- _Work to be completed_
Quote all lines below exactly. Images stay out.

____ Information shown

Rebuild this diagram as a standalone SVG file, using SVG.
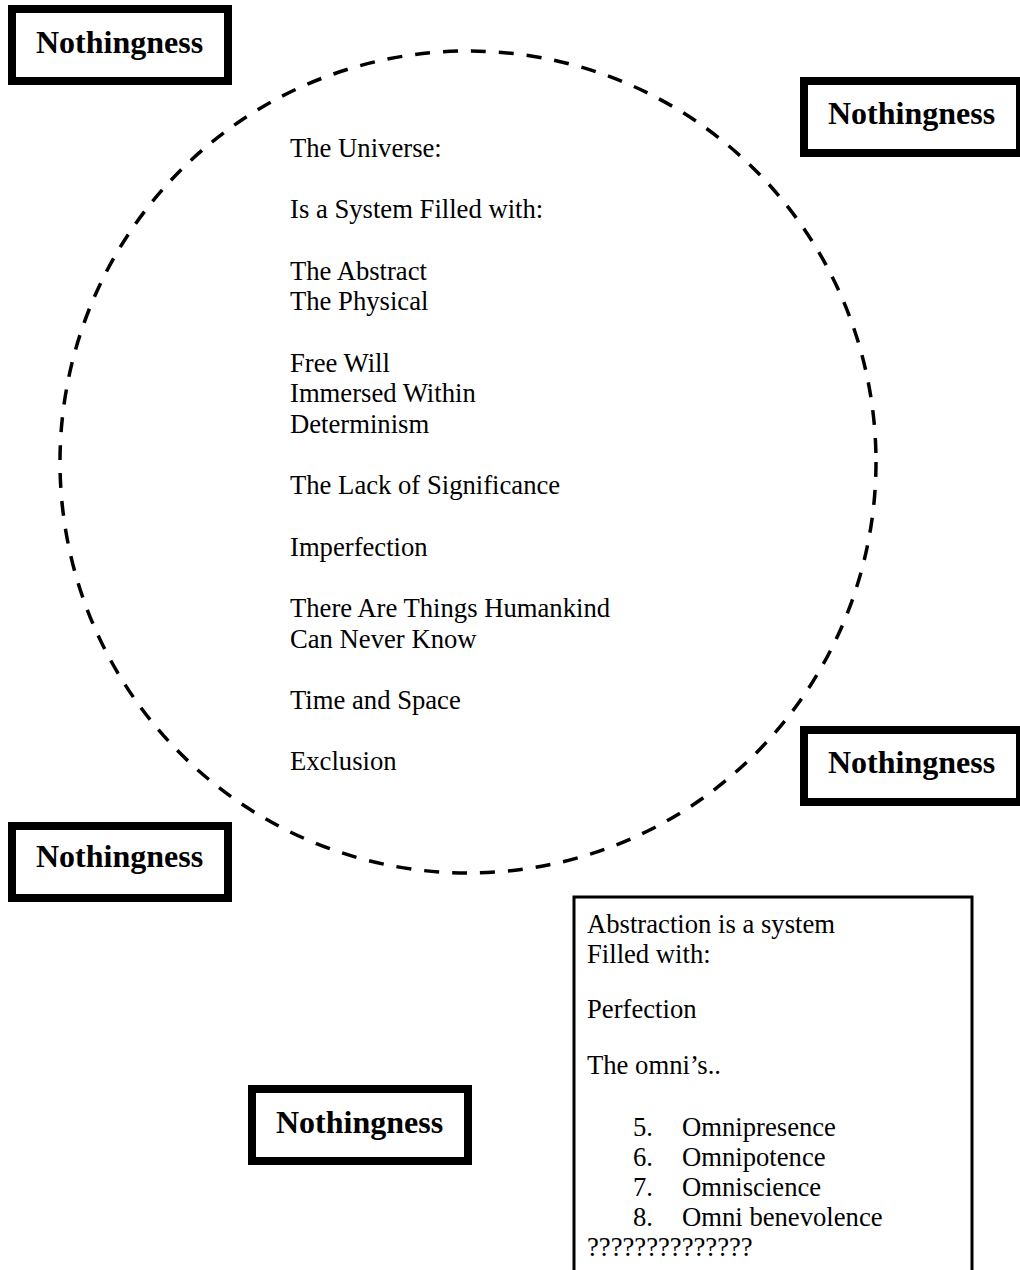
<svg xmlns="http://www.w3.org/2000/svg" width="1020" height="1270" viewBox="0 0 1020 1270">
  <style>
    .bg { fill: #ffffff; }
    .nbox { fill: #ffffff; stroke: #000000; stroke-width: 8; }
    .nlabel { font-family: "Liberation Serif", "Times New Roman", serif; font-weight: bold; font-size: 32px; fill: #000000; }
    .body { font-family: "Liberation Serif", "Times New Roman", serif; font-size: 26.67px; fill: #000000; }
    .universe { fill: none; stroke: #000000; stroke-width: 3.5; stroke-dasharray: 15 13; }
    .abox { fill: #ffffff; stroke: #000000; stroke-width: 3; }
  </style>
  <rect class="bg" x="0" y="0" width="1020" height="1270"/>

  <!-- dashed boundary of the universe -->
  <g id="connectors">
    <ellipse id="universe-boundary" class="universe" cx="468" cy="462" rx="408" ry="411"/>
  </g>

  <g id="universe-text">
    <text class="body" x="290" y="157">The Universe:</text>
    <text class="body" x="290" y="218">Is a System Filled with:</text>
    <text class="body" x="290" y="280">The Abstract</text>
    <text class="body" x="290" y="310">The Physical</text>
    <text class="body" x="290" y="372">Free Will</text>
    <text class="body" x="290" y="402">Immersed Within</text>
    <text class="body" x="290" y="433">Determinism</text>
    <text class="body" x="290" y="494">The Lack of Significance</text>
    <text class="body" x="290" y="556">Imperfection</text>
    <text class="body" x="290" y="617">There Are Things Humankind</text>
    <text class="body" x="290" y="648">Can Never Know</text>
    <text class="body" x="290" y="709">Time and Space</text>
    <text class="body" x="290" y="770">Exclusion</text>
  </g>

  <g id="nothingness-top-left">
    <rect class="nbox" x="12" y="9" width="216" height="72"/>
    <text class="nlabel" x="36" y="53">Nothingness</text>
  </g>
  <g id="nothingness-top-right">
    <rect class="nbox" x="804" y="81" width="216" height="72"/>
    <text class="nlabel" x="828" y="124">Nothingness</text>
  </g>
  <g id="nothingness-mid-right">
    <rect class="nbox" x="804" y="730" width="216" height="72"/>
    <text class="nlabel" x="828" y="773">Nothingness</text>
  </g>
  <g id="nothingness-bottom-left">
    <rect class="nbox" x="12" y="826" width="216" height="72"/>
    <text class="nlabel" x="36" y="867">Nothingness</text>
  </g>
  <g id="nothingness-bottom-center">
    <rect class="nbox" x="252" y="1089" width="216" height="72"/>
    <text class="nlabel" x="276" y="1133">Nothingness</text>
  </g>

  <g id="abstraction">
    <rect class="abox" x="574" y="897" width="398" height="400"/>
    <text class="body" x="587" y="933">Abstraction is a system</text>
    <text class="body" x="587" y="963">Filled with:</text>
    <text class="body" x="587" y="1018">Perfection</text>
    <text class="body" x="587" y="1074">The omni’s..</text>
    <text class="body" x="633" y="1136">5.</text>
    <text class="body" x="682" y="1136">Omnipresence</text>
    <text class="body" x="633" y="1166">6.</text>
    <text class="body" x="682" y="1166">Omnipotence</text>
    <text class="body" x="633" y="1196">7.</text>
    <text class="body" x="682" y="1196">Omniscience</text>
    <text class="body" x="633" y="1226">8.</text>
    <text class="body" x="682" y="1226">Omni benevolence</text>
    <text class="body" x="587" y="1256">??????????????</text>
  </g>
</svg>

________

- _Written answer_
Rebuild this diagram as a standalone SVG file, using SVG.
<svg xmlns="http://www.w3.org/2000/svg" width="1020" height="1270" viewBox="0 0 1020 1270">
  <style>
    .bg { fill: #ffffff; }
    .nbox { fill: #ffffff; stroke: #000000; stroke-width: 8; }
    .nlabel { font-family: "Liberation Serif", "Times New Roman", serif; font-weight: bold; font-size: 32px; fill: #000000; }
    .body { font-family: "Liberation Serif", "Times New Roman", serif; font-size: 26.67px; fill: #000000; }
    .universe { fill: none; stroke: #000000; stroke-width: 3.5; stroke-dasharray: 15 13; }
    .abox { fill: #ffffff; stroke: #000000; stroke-width: 3; }
  </style>
  <rect class="bg" x="0" y="0" width="1020" height="1270"/>

  <!-- dashed boundary of the universe -->
  <g id="connectors">
    <ellipse id="universe-boundary" class="universe" cx="468" cy="462" rx="408" ry="411"/>
  </g>

  <g id="universe-text">
    <text class="body" x="290" y="157">The Universe:</text>
    <text class="body" x="290" y="218">Is a System Filled with:</text>
    <text class="body" x="290" y="280">The Abstract</text>
    <text class="body" x="290" y="310">The Physical</text>
    <text class="body" x="290" y="372">Free Will</text>
    <text class="body" x="290" y="402">Immersed Within</text>
    <text class="body" x="290" y="433">Determinism</text>
    <text class="body" x="290" y="494">The Lack of Significance</text>
    <text class="body" x="290" y="556">Imperfection</text>
    <text class="body" x="290" y="617">There Are Things Humankind</text>
    <text class="body" x="290" y="648">Can Never Know</text>
    <text class="body" x="290" y="709">Time and Space</text>
    <text class="body" x="290" y="770">Exclusion</text>
  </g>

  <g id="nothingness-top-left">
    <rect class="nbox" x="12" y="9" width="216" height="72"/>
    <text class="nlabel" x="36" y="53">Nothingness</text>
  </g>
  <g id="nothingness-top-right">
    <rect class="nbox" x="804" y="81" width="216" height="72"/>
    <text class="nlabel" x="828" y="124">Nothingness</text>
  </g>
  <g id="nothingness-mid-right">
    <rect class="nbox" x="804" y="730" width="216" height="72"/>
    <text class="nlabel" x="828" y="773">Nothingness</text>
  </g>
  <g id="nothingness-bottom-left">
    <rect class="nbox" x="12" y="826" width="216" height="72"/>
    <text class="nlabel" x="36" y="867">Nothingness</text>
  </g>
  <g id="nothingness-bottom-center">
    <rect class="nbox" x="252" y="1089" width="216" height="72"/>
    <text class="nlabel" x="276" y="1133">Nothingness</text>
  </g>

  <g id="abstraction">
    <rect class="abox" x="574" y="897" width="398" height="400"/>
    <text class="body" x="587" y="933">Abstraction is a system</text>
    <text class="body" x="587" y="963">Filled with:</text>
    <text class="body" x="587" y="1018">Perfection</text>
    <text class="body" x="587" y="1074">The omni’s..</text>
    <text class="body" x="633" y="1136">5.</text>
    <text class="body" x="682" y="1136">Omnipresence</text>
    <text class="body" x="633" y="1166">6.</text>
    <text class="body" x="682" y="1166">Omnipotence</text>
    <text class="body" x="633" y="1196">7.</text>
    <text class="body" x="682" y="1196">Omniscience</text>
    <text class="body" x="633" y="1226">8.</text>
    <text class="body" x="682" y="1226">Omni benevolence</text>
    <text class="body" x="587" y="1256">??????????????</text>
  </g>
</svg>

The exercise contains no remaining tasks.